In the hallucinatory sixth and final movement, the quartet had to scrape a sonic path toward a series of chords, triads materializing out of toneless clusters. Like the tiny stories that inspired it, this music did not have much time to develop, but this 20-minute co-commission from Shriver Hall Concert Series and other presenters made a delightful contrast to the larger traditional works that surrounded it.

The evening came to a close in much deeper emotion with Beethoven’s elegiac String Quartet No. 15, created after the composer had suffered an entire winter with a near-fatal intestinal ailment. The work is anchored on its massive central movement, which Beethoven titled “Heiliger Dankgesang” (“Holy song of thanksgiving of a convalescent to the Deity, in the Lydian mode”). This arching chorale, played exquisitely, became doubly poignant to all those listening, who have (hopefully) come through the other side of the coronavirus pandemic.

Ching’s lightning-fast runs stirred up the first movement, after a pensive introduction. The musicians accented strong contrasts of sound with exemplary unity of purpose, again pushing the first violinist into a harsh squeal in the stratospheric passages. Group intonation did not quite settle in the second movement either, including in the music-box theme accompanied by rustic drones like a hurdy-gurdy.

Minimal vibrato gave the slow sections of the “Heiliger Dankgesang” a fragile quality, a now impeccably tuned ensemble sound, as lines rose past one another toward the heavens in long-breathed arches. The faster sections, marked by Beethoven as “feeling new strength,” floated in elation.
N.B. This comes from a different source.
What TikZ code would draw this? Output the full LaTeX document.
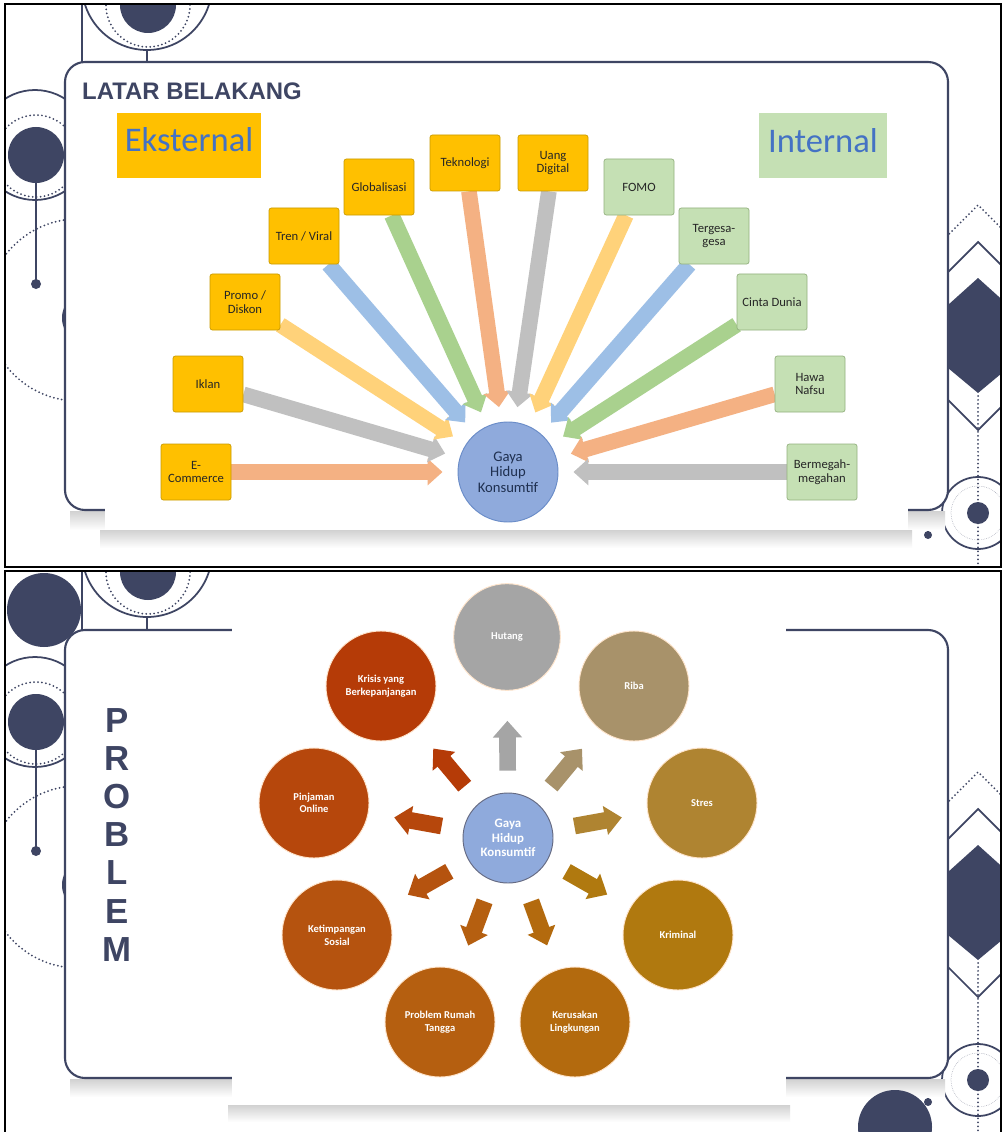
\documentclass[tikz,border=0pt]{standalone}
\usepackage{fontspec}
\setmainfont{Carlito}
\newfontfamily\headfont{Liberation Sans}
\usetikzlibrary{arrows.meta}

\definecolor{navy}{HTML}{3E4563}
\definecolor{extfill}{HTML}{FFC000}
\definecolor{extdraw}{HTML}{C99A00}
\definecolor{intfill}{HTML}{C5E0B4}
\definecolor{intdraw}{HTML}{93B07E}
\definecolor{labelblue}{HTML}{4472C4}
\definecolor{gayafill}{HTML}{8FAADC}
\definecolor{gayadraw}{HTML}{6A8CC8}
\definecolor{gayatext}{HTML}{1F3050}
\definecolor{fanred}{HTML}{F4B183}
\definecolor{fangray}{HTML}{C0C0C0}
\definecolor{fanyel}{HTML}{FFD27A}
\definecolor{fanblue}{HTML}{9DBFE6}
\definecolor{fangreen}{HTML}{A9D18E}
\definecolor{cHut}{HTML}{A5A5A5}
\definecolor{cRiba}{HTML}{A8926A}
\definecolor{cStres}{HTML}{AF8431}
\definecolor{cKrim}{HTML}{B0790F}
\definecolor{cRusak}{HTML}{B36A0E}
\definecolor{cRumah}{HTML}{B55F10}
\definecolor{cTimpang}{HTML}{B5530F}
\definecolor{cPinjam}{HTML}{B6470C}
\definecolor{cKrisis}{HTML}{B53B07}

\pgfdeclarelayer{back}
\pgfdeclarelayer{mid}
\pgfsetlayers{back,mid,main}

\tikzset{
  decoline/.style={draw=navy, line width=1.5pt},
  decodot/.style={draw=navy, line width=1.7pt, line cap=round, dash pattern=on 0pt off 3.4pt},
  panel/.style={draw=navy, line width=1.8pt, fill=white, rounded corners=0.6cm},
  shade/.style={top color=black!18, bottom color=white, draw=none},
  headbox/.style={minimum width=4.3cm, minimum height=1.95cm, inner sep=0pt,
    text height=22pt, text depth=11pt, text=labelblue, font=\fontsize{29.5}{32}\selectfont},
  extbox/.style={rectangle, rounded corners=2pt, draw=extdraw, fill=extfill, line width=0.6pt,
    minimum width=2.1cm, minimum height=1.68cm, inner sep=1pt, align=center,
    text=black!85, font=\fontsize{10.8}{11.6}\selectfont},
  intbox/.style={extbox, draw=intdraw, fill=intfill},
  fanarrow/.style={line width=0.47cm, -{Triangle[width=0.78cm,length=0.45cm]}, shorten >=0.45cm},
  rayarrow/.style={line width=0.5cm, -{Triangle[width=0.85cm,length=0.5cm]},
    shorten <=0.66cm, shorten >=0.78cm},
  outc/.style={circle, minimum size=3.3cm, inner sep=1pt, draw=white!80!orange, line width=0.8pt,
    text=white, align=center, font=\bfseries\fontsize{9}{10.8}\selectfont},
}

% template ornaments of one slide
\newcommand{\slidedecor}{%
  \draw[decoline] (147,-15) circle[radius=65];
  \draw[decodot] (148,5) circle[radius=42];
  \fill[navy] (148,5) circle[radius=28];
  \draw[decoline] (82,-10) -- (82,70);
  \draw[decoline] (147,50) -- (147,62);
  \draw[decoline] (35,145) circle[radius=55];
  \draw[decodot] (36,156) circle[radius=41];
  \fill[navy] (36,155) circle[radius=28];
  \draw[decoline] (36,183) -- (36,284);
  \fill[navy] (36,284) circle[radius=5];
  \draw[decodot] (78,310) circle[radius=91];
  \fill[navy] (90,318) circle[radius=28];
  \draw[decodot] (938,245) -- (978,205) -- (1018,245);
  \draw[decoline] (948,272) -- (978,242) -- (1008,272);
  \draw[decoline] (948,400) -- (978,430) -- (1008,400);
  \fill[navy] (978,278) -- (948,305) -- (948,368) -- (978,393) -- (1008,368) -- (1008,305) -- cycle;
  \draw[decodot] (978,396) -- (978,570);
  \draw[decoline] (978,513) circle[radius=36];
  \draw[navy!45, line width=0.5pt, densely dotted] (978,513) circle[radius=27];
  \fill[navy] (978,513) circle[radius=11];
  \draw[decoline] (928,510) -- (928,535);
  \fill[navy] (928,535) circle[radius=4];
}

\begin{document}
\begin{tikzpicture}[x=0.03cm, y=-0.03cm]
\useasboundingbox (0,0) rectangle (1002,1132);

\begin{pgfonlayer}{back}
  \fill[white] (0,0) rectangle (1002,1132);

  % slide 1
  \begin{scope}
    \clip (6,5) rectangle (1000,566);
    \slidedecor
  \end{scope}
  \fill[shade] (70,511) rectangle (945,530);
  \draw[panel] (65,62) rectangle (948,510);
  \fill[shade] (100,530) rectangle (912,548);
  \fill[white] (105,75) rectangle (908,530);
  \draw[black, line width=1.7pt] (5,4) rectangle (1001,567);

  % slide 2
  \begin{scope}
    \clip (6,572) rectangle (1000,1132);
    \begin{scope}[shift={(0,567)}]
      \slidedecor
    \end{scope}
    \fill[navy] (44,610) circle[radius=37];
    \fill[shade] (70,1079) rectangle (945,1097);
    \draw[panel] (65,630) rectangle (948,1078);
    \fill[shade] (228,1105) rectangle (790,1122);
    \fill[white] (232,575) rectangle (786,1105);
    \fill[navy] (895,1127) circle[radius=37];
  \end{scope}
  \draw[black, line width=2pt] (5,1140) -- (5,571) -- (1001,571) -- (1001,1140);
\end{pgfonlayer}

% slide 1: latar belakang
\node[font=\headfont\bfseries\fontsize{20.4}{24}\selectfont, text=navy, anchor=base west, inner sep=0pt]
  (judul1) at (82,100) {LATAR BELAKANG};
\node[headbox, fill=extfill] (eks) at (189,145.5) {Eksternal};
\node[headbox, fill=intfill, minimum width=3.84cm] (int) at (823,146) {Internal};

\begin{scope}[every node/.style={extbox}]
  \node (ecom)  at (196,472) {E-\\Commerce};
  \node (iklan) at (208,384) {Iklan};
  \node (promo) at (245,302) {Promo /\\Diskon};
  \node (tren)  at (304,236) {Tren / Viral};
  \node (glob)  at (379,187) {Globalisasi};
  \node (tekno) at (465,163) {Teknologi};
  \node (uang)  at (553,163) {Uang\\Digital};
\end{scope}

\begin{scope}[every node/.style={intbox}]
  \node (fomo)  at (639,187) {FOMO};
  \node (terg)  at (714,236) {Tergesa-\\gesa};
  \node (cinta) at (772,302) {Cinta Dunia};
  \node (hawa)  at (810,384) {Hawa\\Nafsu};
  \node (megah) at (822,472) {Bermegah-\\megahan};
\end{scope}

\node[circle, minimum size=3cm, inner sep=1pt, fill=gayafill, draw=gayadraw, line width=0.8pt,
  align=center, text=gayatext, font=\fontsize{12.5}{13.2}\selectfont] (gaya) at (508,472)
  {Gaya\\Hidup\\Konsumtif};

\begin{pgfonlayer}{mid}
  \foreach \src/\col in {ecom/fanred, iklan/fangray, promo/fanyel, tren/fanblue,
      glob/fangreen, tekno/fanred, uang/fangray, fomo/fanyel, terg/fanblue,
      cinta/fangreen, hawa/fanred, megah/fangray}
    \draw[fanarrow, \col] (\src) -- (gaya);
\end{pgfonlayer}

% slide 2: problem
\node[font=\headfont\bfseries\fontsize{29.7}{32.6}\selectfont, text=navy, align=center,
  anchor=north, inner sep=0pt] (judul2) at (117,708) {P\\R\\O\\B\\L\\E\\M};

\node[outc, fill=cHut, minimum size=3.2cm] (hut) at (507,637) {Hutang};
\node[outc, fill=cRiba]    (riba)    at (634,686)  {Riba};
\node[outc, fill=cStres]   (stres)   at (702,803)  {Stres};
\node[outc, fill=cKrim]    (krim)    at (678,935)  {Kriminal};
\node[outc, fill=cRusak]   (rusak)   at (575,1022) {Kerusakan\\Lingkungan};
\node[outc, fill=cRumah]   (rumah)   at (440,1022) {Problem Rumah\\Tangga};
\node[outc, fill=cTimpang] (timpang) at (337,935)  {Ketimpangan\\Sosial};
\node[outc, fill=cPinjam]  (pinjam)  at (314,803)  {Pinjaman\\Online};
\node[outc, fill=cKrisis]  (krisis)  at (381,686)  {Krisis yang\\Berkepanjangan};

\node[circle, minimum size=2.7cm, inner sep=1pt, fill=gayafill, draw=navy!80, line width=0.8pt,
  align=center, text=white, font=\bfseries\fontsize{11}{12.4}\selectfont] (pusat) at (508,838)
  {Gaya\\Hidup\\Konsumtif};

\draw[rayarrow, cHut, shorten >=0.9cm] (pusat) -- (hut);
\foreach \dst/\col in {riba/cRiba, stres/cStres, krim/cKrim, rusak/cRusak,
    rumah/cRumah, timpang/cTimpang, pinjam/cPinjam, krisis/cKrisis}
  \draw[rayarrow, \col] (pusat) -- (\dst);

\end{tikzpicture}
\end{document}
With each return of the chorale music, the experience became more and more introspective, as if the recovering patient almost could not believe he had survived.

Ching excelled in the brilliant solo cadenza of the fourth movement, overall a jaunty moment of levity that burst the veil created by the “Heiliger Dankgesang.” In the concluding fifth movement, again overdone a bit in speed and volume, the quartet drove ecstatically toward the Presto finish, as if overcome by the joy of performing for a live audience again. The selection of Beethoven also drew attention to the Miró Quartet’s complete recording of the composer’s quartets, released on the Pentatone label in November 2019.

A charming encore, an arrangement of Jay Ungar’s fiddle tune “Ashokan Farewell,” was familiar from Ken Burn’s Civil War documentary, although it was composed in the 1980s. Second violinist William Fedkenheuer, who introduced the piece, was named a Canadian national fiddle champion in 1989. Here he took the lead role in a nostalgic rendition of this lovely tune, based on Scottish folk songs, in a last moment of thanksgiving for the joy of live performance.